Michel Aglietta : Il faudrait faire un audit des politiques d'austérité qui ont maintenant trois ans. Elles n'arrivent pas du tout à relancer économie. La notion austérité/croissance, hypothèse sur lesquelles ces politiques ont été menées ne marche pas. Il faut maintenant se dire qu'il est nécessaire de retrouver un chemin de croissance, et qu'ensuite on consolidera les dettes publiques.
Mais nous ne sommes pas dans une situation normale, on est sous le coup dans une crise financière  qui fait que le secteur privé n'a pas le dynamisme pour remplacer le secteur public. Mais manifestement les Allemands n'ont pas pris la dimension de la crise que subissent d'autres pays dans lesquels les acteurs privés veulent se désendetter, ménager les entreprises, et ne souhaitent pas encore relancer l'investissement et la dépense. Cela peut s'expliquer par le fait que la crise n'a pas été aussi importante chez eux.
Les Allemands sur-déterminent l'importance des dettes publiques alors qu'il y a d'autres problèmes économiques très profonds comme les effets de la crise sur le secteur privé. On fait donc comme si l'économie pouvait supporter l'austérité, faire baisser les dettes publiques et on s'enfonce dans le marasme économique.     

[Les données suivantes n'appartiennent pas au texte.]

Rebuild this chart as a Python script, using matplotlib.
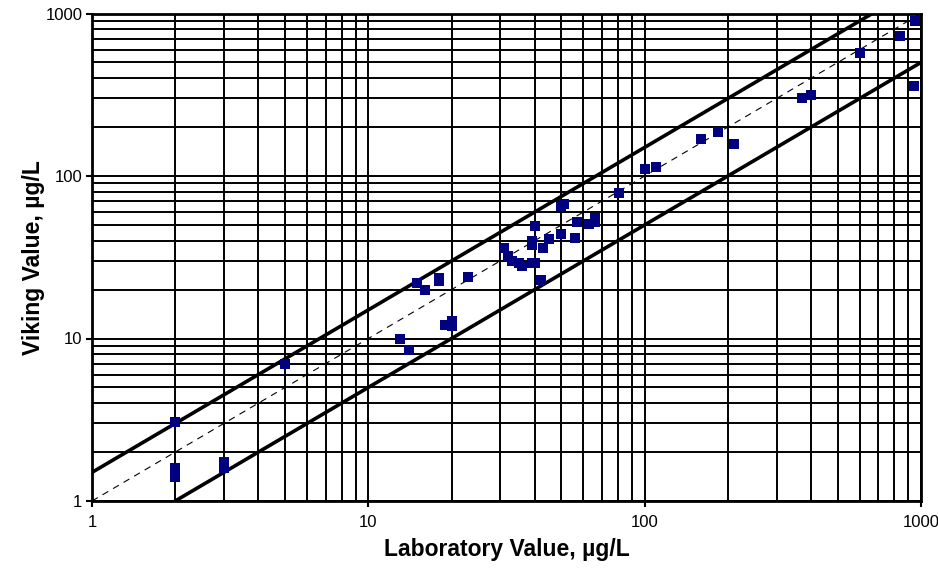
import matplotlib
matplotlib.use("Agg")
import matplotlib.pyplot as plt
import numpy as np
from matplotlib.ticker import LogLocator, FixedLocator, NullFormatter

plt.rcParams['font.family'] = ['Liberation Sans', 'DejaVu Sans']

# Data
lab_values = [2, 2, 2, 3, 3, 5, 13, 14, 15, 16, 18, 18, 19, 20, 20, 23,
              31, 32, 33, 35, 36, 39, 40, 39, 39, 40, 42, 43, 45, 50, 50, 51,
              56, 57, 63, 66, 66, 81, 100, 110, 160, 185, 210, 372, 400, 600,
              840, 955, 940]
viking_values = [3.05, 1.6, 1.4, 1.75, 1.6, 7.0, 9.9, 8.5, 22, 20, 23.5, 22.5, 12.1, 12.8, 11.9, 24,
                 36, 32, 30, 29, 28, 29, 29, 40, 37.5, 49, 23, 36, 41, 44, 65, 67.5,
                 41.4, 52.4, 50.7, 55, 52, 79, 111, 113, 168, 187, 157, 302, 314, 570,
                 727, 895, 358]

upper_factor = 1.5
lower_factor = 0.5
tick_values = [1, 10, 100, 1000]
tick_labels = ["1", "10", "100", "1000"]

fig = plt.figure(figsize=(9.38, 5.71), dpi=100)
ax = fig.add_axes([92/938, 1 - 501/571, (921-92)/938, (501-13.5)/571])
ax.set_xscale('log')
ax.set_yscale('log')
ax.set_xlim(1, 1000)
ax.set_ylim(1, 1000)

ax.xaxis.set_major_locator(FixedLocator(tick_values))
ax.yaxis.set_major_locator(FixedLocator(tick_values))
ax.set_xticklabels(tick_labels)
ax.set_yticklabels(tick_labels)
ax.xaxis.set_minor_locator(LogLocator(base=10, subs=np.arange(2, 10)))
ax.yaxis.set_minor_locator(LogLocator(base=10, subs=np.arange(2, 10)))
ax.xaxis.set_minor_formatter(NullFormatter())
ax.yaxis.set_minor_formatter(NullFormatter())

ax.grid(True, which='both', color='black', linewidth=1.4)
ax.set_axisbelow(True)
ax.tick_params(which='major', direction='out', length=4, width=1.5, labelsize=12)
ax.tick_params(axis='x', pad=6)
ax.tick_params(axis='y', pad=3)
ax.tick_params(which='minor', length=0)
for s in ax.spines.values():
    s.set_linewidth(2)
    s.set_color('black')

# Reference lines
xl = np.array([1, 1000 / upper_factor])
ax.plot(xl, upper_factor * xl, color='black', lw=2.6, zorder=3)
xl2 = np.array([1 / lower_factor, 1000])
ax.plot(xl2, lower_factor * xl2, color='black', lw=2.6, zorder=3)
xl3 = np.array([1, 1000])
ax.plot(xl3, xl3, color='black', lw=0.8, dashes=(6, 5), zorder=3)

ax.plot(lab_values, viking_values, linestyle='none', marker='s', markersize=7.2,
        color='#000080', markeredgewidth=0, zorder=4, clip_on=False)

ax.set_xlabel("Laboratory Value, µg/L", fontsize=16.5, fontweight='bold')
ax.set_ylabel("Viking Value, µg/L", fontsize=16.5, fontweight='bold')
ax.xaxis.set_label_coords(0.5, (501 - 538) / 487.5)
ax.yaxis.set_label_coords((45 - 92) / 829, 0.5)

fig.savefig("out.png", dpi=100)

Philippe Moreau-Defarges : Il est vrai qu'il y a beaucoup d'hypocrisie de la part de l'Allemagne, qui bénéficie très largement de l'UE, et qui a bénéficié très largement de la Grèce. Quand on a un partenaire aussi fermé et aussi raide, on ne le fait pas bouger en un jour.
La France doit se réformer de l'intérieur, et trouver des alliés crédibles – ce qui n'est pas le cas de ses alliés actuels comme l'Italie. Il est illusoire de croire qu'en condamnant l'Allemagne pour sa rigueur. Il faut de la patience. L'attachement de la France à l'Etat-providence, à la dépense publique, la méfiance envers les riches sont contre-productifs.  
La véritable réflexion doit tourner autour de la question : les Etats européens pourront-ils payer leur dette ? Probablement pas.